--- Begin ---

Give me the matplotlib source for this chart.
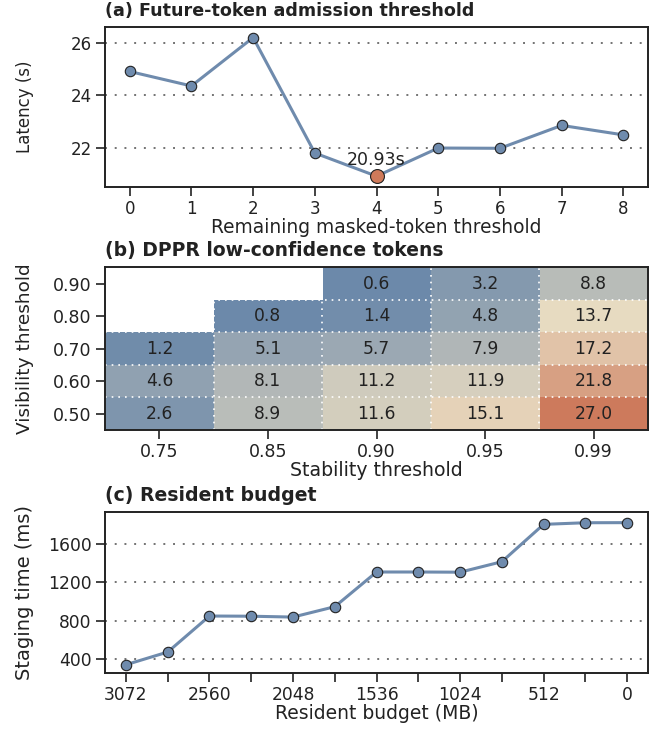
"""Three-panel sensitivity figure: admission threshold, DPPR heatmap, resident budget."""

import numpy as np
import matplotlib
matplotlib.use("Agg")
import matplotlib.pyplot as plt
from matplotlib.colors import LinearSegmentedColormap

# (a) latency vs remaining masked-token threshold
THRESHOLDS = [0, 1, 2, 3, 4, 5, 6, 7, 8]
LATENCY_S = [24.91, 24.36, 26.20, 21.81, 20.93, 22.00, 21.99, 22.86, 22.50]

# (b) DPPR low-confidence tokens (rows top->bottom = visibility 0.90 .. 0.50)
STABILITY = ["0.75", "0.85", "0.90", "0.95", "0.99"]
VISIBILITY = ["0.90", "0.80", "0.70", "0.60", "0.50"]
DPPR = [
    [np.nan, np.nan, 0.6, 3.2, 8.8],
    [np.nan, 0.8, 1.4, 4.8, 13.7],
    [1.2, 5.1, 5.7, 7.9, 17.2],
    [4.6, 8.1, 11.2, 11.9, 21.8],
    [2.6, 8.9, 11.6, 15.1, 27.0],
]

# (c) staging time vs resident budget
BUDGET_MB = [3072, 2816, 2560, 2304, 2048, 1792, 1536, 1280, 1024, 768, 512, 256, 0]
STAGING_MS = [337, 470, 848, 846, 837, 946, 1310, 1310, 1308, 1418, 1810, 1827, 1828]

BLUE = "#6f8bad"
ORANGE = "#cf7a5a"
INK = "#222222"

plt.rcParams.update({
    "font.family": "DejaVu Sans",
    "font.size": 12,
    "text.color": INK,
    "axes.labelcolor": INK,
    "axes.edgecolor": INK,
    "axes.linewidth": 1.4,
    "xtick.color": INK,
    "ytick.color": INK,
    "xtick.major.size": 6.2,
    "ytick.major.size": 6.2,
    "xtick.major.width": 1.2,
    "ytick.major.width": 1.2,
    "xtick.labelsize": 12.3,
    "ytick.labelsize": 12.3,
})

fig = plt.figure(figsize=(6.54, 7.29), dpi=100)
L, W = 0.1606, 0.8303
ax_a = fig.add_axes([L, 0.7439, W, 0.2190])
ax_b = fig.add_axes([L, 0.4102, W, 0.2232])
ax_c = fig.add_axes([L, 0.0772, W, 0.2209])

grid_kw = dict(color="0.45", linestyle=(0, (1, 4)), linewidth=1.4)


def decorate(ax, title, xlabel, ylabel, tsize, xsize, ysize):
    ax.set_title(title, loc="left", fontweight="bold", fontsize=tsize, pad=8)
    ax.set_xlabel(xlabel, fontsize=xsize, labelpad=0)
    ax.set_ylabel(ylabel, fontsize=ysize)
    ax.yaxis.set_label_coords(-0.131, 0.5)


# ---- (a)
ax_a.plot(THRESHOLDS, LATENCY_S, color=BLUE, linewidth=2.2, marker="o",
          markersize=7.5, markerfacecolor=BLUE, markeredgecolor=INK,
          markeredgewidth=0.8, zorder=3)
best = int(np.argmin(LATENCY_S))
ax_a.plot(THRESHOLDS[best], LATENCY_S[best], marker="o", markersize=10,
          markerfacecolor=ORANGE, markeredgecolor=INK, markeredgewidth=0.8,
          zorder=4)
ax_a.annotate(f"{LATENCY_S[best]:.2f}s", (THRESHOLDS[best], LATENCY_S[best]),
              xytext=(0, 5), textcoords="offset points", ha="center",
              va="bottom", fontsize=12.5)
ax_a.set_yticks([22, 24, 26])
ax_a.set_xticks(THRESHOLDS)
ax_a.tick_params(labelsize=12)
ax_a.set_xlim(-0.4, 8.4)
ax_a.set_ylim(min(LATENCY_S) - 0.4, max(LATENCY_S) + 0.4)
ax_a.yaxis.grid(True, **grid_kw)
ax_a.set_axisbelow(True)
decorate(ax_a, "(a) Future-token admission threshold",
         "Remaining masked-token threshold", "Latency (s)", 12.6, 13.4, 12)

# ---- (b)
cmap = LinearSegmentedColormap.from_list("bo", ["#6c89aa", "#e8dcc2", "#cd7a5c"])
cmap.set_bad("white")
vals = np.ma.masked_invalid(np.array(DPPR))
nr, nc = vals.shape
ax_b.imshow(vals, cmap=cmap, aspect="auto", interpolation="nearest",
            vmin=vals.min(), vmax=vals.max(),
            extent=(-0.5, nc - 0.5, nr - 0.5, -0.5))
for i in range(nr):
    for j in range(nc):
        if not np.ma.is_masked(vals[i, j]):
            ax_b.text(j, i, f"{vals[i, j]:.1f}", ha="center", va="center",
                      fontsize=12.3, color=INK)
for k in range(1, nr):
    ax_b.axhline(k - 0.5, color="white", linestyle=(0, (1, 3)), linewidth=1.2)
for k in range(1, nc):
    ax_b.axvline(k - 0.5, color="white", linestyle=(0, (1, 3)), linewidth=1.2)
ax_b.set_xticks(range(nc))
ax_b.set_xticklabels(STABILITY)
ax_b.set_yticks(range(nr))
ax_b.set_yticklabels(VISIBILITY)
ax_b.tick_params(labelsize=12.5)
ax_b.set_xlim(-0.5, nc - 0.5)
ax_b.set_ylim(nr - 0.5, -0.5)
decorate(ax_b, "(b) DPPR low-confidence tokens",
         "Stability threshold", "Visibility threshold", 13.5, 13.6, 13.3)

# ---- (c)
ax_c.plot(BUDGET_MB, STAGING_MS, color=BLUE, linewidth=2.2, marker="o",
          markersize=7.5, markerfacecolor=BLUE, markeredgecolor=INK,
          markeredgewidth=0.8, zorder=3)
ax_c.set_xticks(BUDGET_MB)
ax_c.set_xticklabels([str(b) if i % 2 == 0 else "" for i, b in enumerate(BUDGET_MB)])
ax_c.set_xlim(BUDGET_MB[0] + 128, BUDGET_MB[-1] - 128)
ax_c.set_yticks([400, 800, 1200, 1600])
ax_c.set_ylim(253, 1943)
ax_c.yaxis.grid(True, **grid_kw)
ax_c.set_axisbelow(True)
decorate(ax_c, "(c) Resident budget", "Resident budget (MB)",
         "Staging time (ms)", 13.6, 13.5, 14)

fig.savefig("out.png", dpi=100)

--- End ---

■ Aim ■
Pull every line containing "matplotlib" from the material above.

■ Answer to the task ■
Give me the matplotlib source for this chart.
import matplotlib
matplotlib.use("Agg")
import matplotlib.pyplot as plt
from matplotlib.colors import LinearSegmentedColormap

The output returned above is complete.